Related Articles: Characiform Fishes

The Trahiras, family Erythrinidae,  In Aquariums





(Excerpted from: Extreme Characins  Part 2: Wolves, vampires, and other horrors by Neale Monks)    

Wolf-characins, family Erythrinidae

The wolf-characins, or trahiras, are a small family of very distinctive characins. Unlike the majority of characins, these fish lack an adipose fin. They are also able to breathe air, allowing them to survive in pools and ditches where other fish cannot, and if things get too dire, they are even able to make short excursions across land to find somewhere more hospitable. Another distinctive feature of this group is that the males build a nest and either alone (or, less commonly, with the female) protects the eggs and fry.

The red wolf-characin, Erythrinus erythrinus, is one of the smallest species of its type regularly offered for sale, and arguably the best all-rounder as far as aquarium maintenance goes. The average specimen is pale greenish-pink fish with a dark band running along the midline of the fish and a distinctive shiny spot on the gill covers. There are usually orange markings around the throat, belly and the base of the tail, though these tend to fade on mature specimens. In recent years though, the 'high-fin red' or 'rainbow' variety has become more firmly established in the trade, sometimes under the name Erythrinus sp. 'Peru'. It has a tall dorsal fin marked with reddish-orange. The tail fin is similarly marked, and there are usually additional colour markings on the flanks and sometimes the anal fin as well. Red wolf-characins grow to a maximum size of about 20 cm/8" in the wild, though aquarium specimens tend to be somewhat smaller. Although they are very aggressive towards one another, dissimilar tankmates, such as large barbs and catfish, are generally ignored.

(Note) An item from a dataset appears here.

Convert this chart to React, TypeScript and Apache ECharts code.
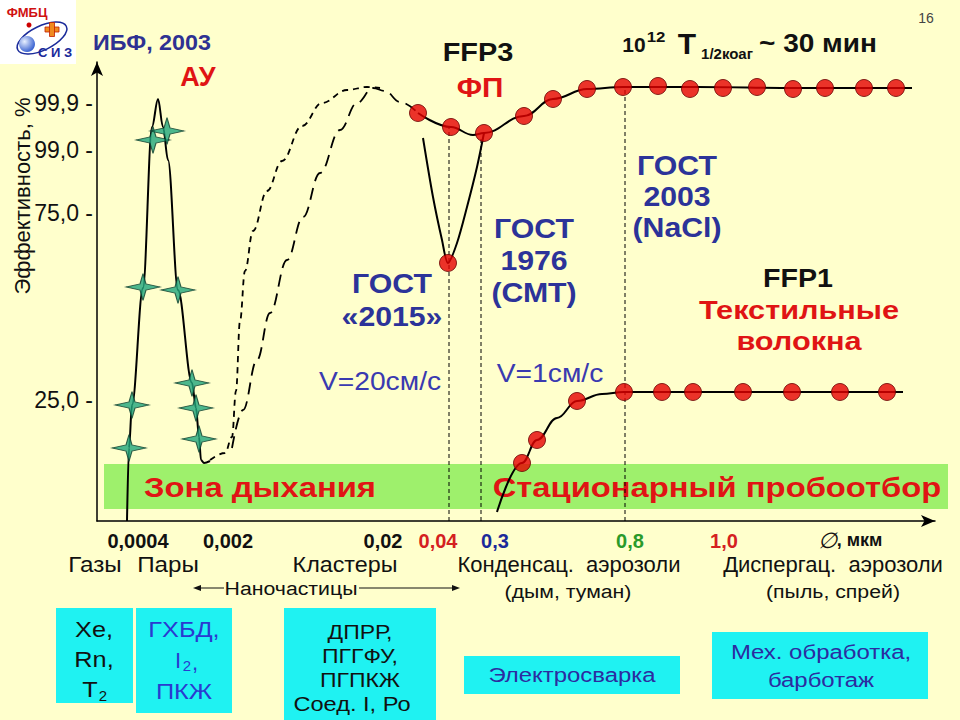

A similar species is the aimara Hoplerythrinus unitaeniatus, distinguished by its larger size (up to 40 cm/16") and the bold horizontal band running along its body. Both these wolf-characins feed primarily on invertebrates in the wild, rather than fish as is popularly assumed, and for optimal health they should be provided things like earthworms, river shrimps, and large aquatic insects. Frozen substitutes are enjoyed as well. Quite different is the trahira Hoplias malabaricus, a fish that feeds on invertebrates when young but as it matures becomes increasingly piscivorous. That said, is adaptable and easily trained to take frozen lancefish and whitebait, though some variation in the form of worms, shrimps, and other invertebrates is probably a very good idea. The main problem with the trahira is its size: at up to 50 cm/20" in length it is only suitable for maintenance in very large aquaria. The combination of large size, snappy disposition, and predatory nature mean that this fish cannot be easily kept with tankmates except perhaps the very largest and most heavily armoured catfish.

Oddly for animals so well adapted to living in difficult environments, the smaller wolf-characins in particular have not proved to be especially hardy. Good water quality, and soft to moderately hard, not too alkaline water seems to be essential. Since these fish like to stay close to cover, a tank that is not too strongly illuminated and planted with Java fern or Anubias attached to bogwood would suit them perfectly.